Given task:
Could you retype the lines below, starting at the line holding "What matplotlib code" and stopping at the line holding "import numpy as np", inclusive? Copy them exactly and drop the images.

Task inputs:
⟨

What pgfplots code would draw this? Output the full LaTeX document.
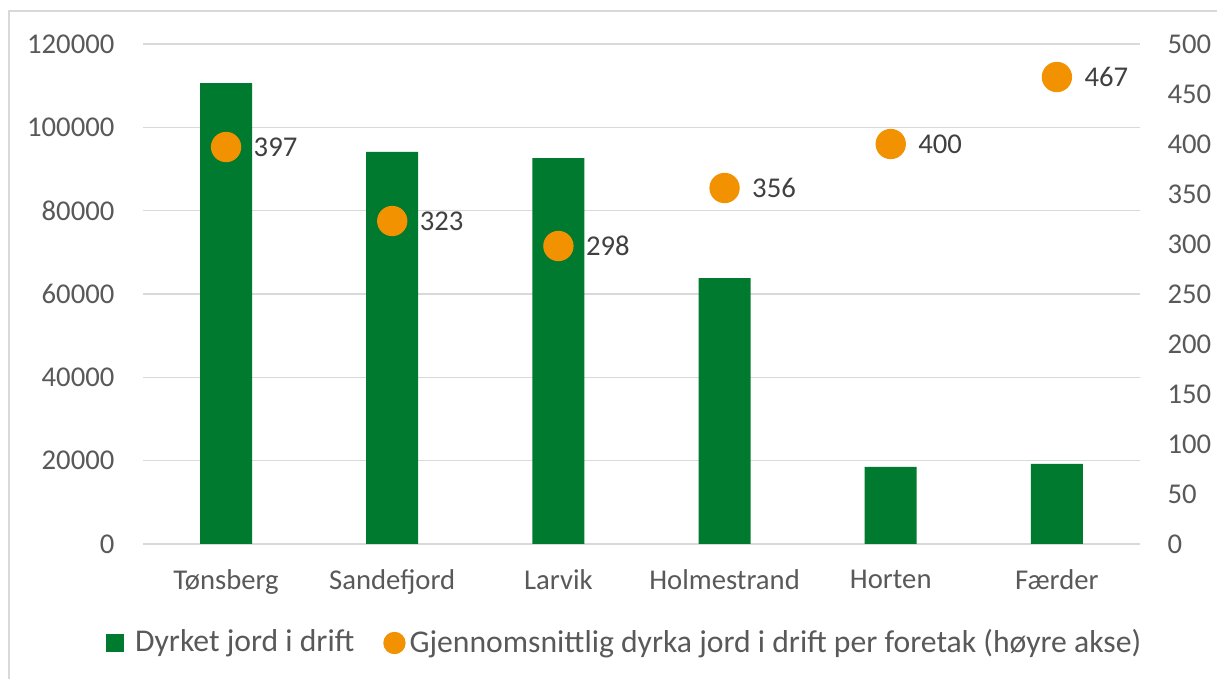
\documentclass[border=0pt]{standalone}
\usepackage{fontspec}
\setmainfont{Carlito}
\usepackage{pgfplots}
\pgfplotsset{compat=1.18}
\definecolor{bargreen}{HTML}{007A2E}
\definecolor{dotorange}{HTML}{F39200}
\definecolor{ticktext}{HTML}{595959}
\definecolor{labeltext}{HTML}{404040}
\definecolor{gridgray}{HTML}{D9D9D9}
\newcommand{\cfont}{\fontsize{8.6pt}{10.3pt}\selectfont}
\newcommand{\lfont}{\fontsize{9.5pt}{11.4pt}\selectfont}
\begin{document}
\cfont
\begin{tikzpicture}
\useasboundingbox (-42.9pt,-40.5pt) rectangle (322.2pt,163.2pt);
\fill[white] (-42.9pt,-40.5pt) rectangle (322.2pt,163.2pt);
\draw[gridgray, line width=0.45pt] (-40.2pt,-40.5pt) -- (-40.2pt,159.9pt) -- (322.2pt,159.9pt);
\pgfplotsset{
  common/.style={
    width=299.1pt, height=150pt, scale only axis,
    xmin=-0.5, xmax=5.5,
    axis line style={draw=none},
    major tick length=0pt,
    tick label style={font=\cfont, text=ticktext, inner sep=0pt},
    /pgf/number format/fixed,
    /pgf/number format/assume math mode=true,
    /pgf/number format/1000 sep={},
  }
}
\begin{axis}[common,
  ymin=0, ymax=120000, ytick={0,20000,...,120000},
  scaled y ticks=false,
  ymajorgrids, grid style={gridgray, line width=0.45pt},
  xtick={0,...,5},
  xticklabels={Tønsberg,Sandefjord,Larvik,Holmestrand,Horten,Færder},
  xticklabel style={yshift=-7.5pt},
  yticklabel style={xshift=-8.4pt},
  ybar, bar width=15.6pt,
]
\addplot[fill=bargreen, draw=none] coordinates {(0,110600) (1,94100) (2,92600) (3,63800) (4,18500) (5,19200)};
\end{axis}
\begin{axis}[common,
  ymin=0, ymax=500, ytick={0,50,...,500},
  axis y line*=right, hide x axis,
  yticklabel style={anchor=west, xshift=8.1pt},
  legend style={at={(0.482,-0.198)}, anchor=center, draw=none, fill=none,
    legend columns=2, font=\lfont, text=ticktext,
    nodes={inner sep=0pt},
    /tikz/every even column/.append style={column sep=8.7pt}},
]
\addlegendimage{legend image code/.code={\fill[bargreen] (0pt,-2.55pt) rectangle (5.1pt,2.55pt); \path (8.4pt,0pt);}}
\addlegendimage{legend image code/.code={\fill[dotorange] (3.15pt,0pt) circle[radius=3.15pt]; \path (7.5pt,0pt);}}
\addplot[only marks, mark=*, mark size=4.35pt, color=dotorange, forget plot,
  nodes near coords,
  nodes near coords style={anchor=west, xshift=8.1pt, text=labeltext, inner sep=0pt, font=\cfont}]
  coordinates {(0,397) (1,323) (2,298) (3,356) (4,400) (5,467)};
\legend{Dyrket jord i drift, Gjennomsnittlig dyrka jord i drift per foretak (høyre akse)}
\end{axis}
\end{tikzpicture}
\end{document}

⟩
⟨

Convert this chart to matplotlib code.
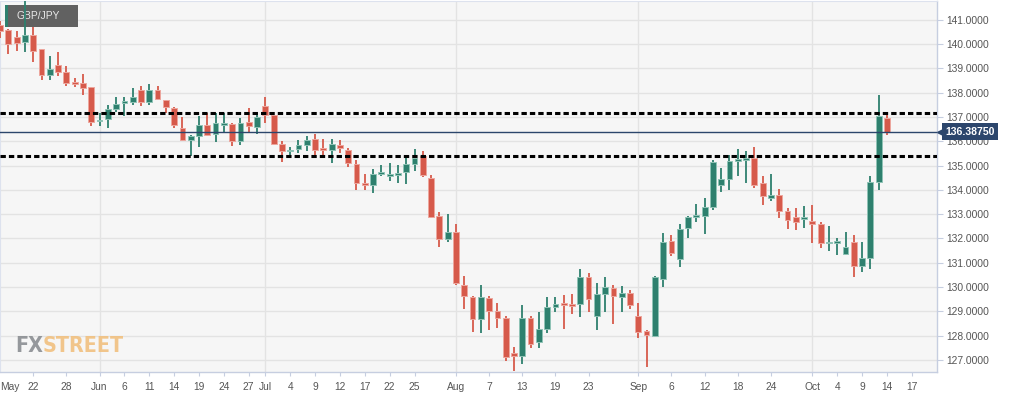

⟩
⟨

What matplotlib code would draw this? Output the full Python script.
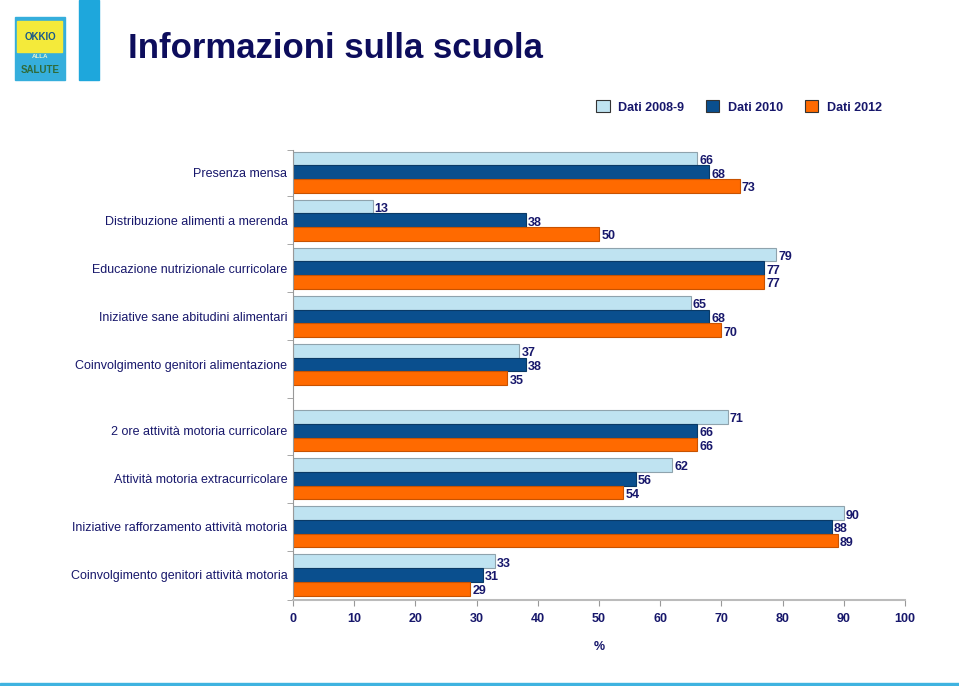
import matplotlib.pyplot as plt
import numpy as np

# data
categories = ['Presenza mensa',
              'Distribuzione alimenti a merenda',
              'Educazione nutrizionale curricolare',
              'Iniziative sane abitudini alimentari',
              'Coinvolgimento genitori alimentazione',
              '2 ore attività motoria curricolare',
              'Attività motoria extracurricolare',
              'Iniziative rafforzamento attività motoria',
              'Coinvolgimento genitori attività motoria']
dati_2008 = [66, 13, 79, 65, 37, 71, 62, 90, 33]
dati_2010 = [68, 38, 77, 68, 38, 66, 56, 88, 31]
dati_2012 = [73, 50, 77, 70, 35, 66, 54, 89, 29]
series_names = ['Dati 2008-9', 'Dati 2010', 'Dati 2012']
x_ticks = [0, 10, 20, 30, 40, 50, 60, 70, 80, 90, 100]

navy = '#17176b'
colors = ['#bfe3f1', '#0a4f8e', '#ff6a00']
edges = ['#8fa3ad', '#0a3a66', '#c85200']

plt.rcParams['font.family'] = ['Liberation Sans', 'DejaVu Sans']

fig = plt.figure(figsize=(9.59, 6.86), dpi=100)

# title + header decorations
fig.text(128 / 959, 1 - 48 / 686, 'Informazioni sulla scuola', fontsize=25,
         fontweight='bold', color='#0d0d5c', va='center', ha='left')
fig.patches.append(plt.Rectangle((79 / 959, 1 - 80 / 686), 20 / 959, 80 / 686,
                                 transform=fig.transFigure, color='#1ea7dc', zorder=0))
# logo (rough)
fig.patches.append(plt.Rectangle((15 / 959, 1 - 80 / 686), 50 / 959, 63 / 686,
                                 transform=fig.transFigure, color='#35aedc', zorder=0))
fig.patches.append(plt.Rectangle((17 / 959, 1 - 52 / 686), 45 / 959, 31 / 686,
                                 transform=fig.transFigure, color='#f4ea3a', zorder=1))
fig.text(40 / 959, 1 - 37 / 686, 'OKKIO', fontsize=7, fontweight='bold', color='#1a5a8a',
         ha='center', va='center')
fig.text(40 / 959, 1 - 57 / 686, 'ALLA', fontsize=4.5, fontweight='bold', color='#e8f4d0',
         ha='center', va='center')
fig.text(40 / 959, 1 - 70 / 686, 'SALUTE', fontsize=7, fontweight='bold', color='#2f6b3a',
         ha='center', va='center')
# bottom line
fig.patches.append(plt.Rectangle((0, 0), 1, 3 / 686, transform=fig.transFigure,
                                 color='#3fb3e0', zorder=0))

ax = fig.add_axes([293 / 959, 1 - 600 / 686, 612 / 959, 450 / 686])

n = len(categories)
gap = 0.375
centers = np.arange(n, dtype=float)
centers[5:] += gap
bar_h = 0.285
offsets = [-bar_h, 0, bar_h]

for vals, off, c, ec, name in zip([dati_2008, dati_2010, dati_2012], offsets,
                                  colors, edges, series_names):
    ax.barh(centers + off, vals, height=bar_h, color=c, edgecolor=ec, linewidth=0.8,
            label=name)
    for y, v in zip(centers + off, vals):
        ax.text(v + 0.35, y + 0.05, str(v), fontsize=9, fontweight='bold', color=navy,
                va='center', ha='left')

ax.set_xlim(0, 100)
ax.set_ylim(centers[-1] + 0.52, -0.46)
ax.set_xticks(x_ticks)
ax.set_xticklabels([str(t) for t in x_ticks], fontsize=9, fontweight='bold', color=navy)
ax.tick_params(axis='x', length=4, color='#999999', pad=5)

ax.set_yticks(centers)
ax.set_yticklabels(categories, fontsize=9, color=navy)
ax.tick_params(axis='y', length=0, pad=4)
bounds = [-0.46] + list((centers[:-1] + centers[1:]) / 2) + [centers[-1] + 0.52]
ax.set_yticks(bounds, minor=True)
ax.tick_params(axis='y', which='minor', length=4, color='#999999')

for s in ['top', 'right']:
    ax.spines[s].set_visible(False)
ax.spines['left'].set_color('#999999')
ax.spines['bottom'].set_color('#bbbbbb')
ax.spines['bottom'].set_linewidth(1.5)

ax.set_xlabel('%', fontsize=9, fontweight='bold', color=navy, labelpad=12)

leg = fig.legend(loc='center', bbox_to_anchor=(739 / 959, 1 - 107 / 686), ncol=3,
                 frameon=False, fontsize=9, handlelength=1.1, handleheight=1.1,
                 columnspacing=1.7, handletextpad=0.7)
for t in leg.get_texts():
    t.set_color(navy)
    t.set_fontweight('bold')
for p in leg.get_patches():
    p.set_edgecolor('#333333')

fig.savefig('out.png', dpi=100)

⟩

Expected answer:
What matplotlib code would draw this? Output the full Python script.
import matplotlib.pyplot as plt
import numpy as np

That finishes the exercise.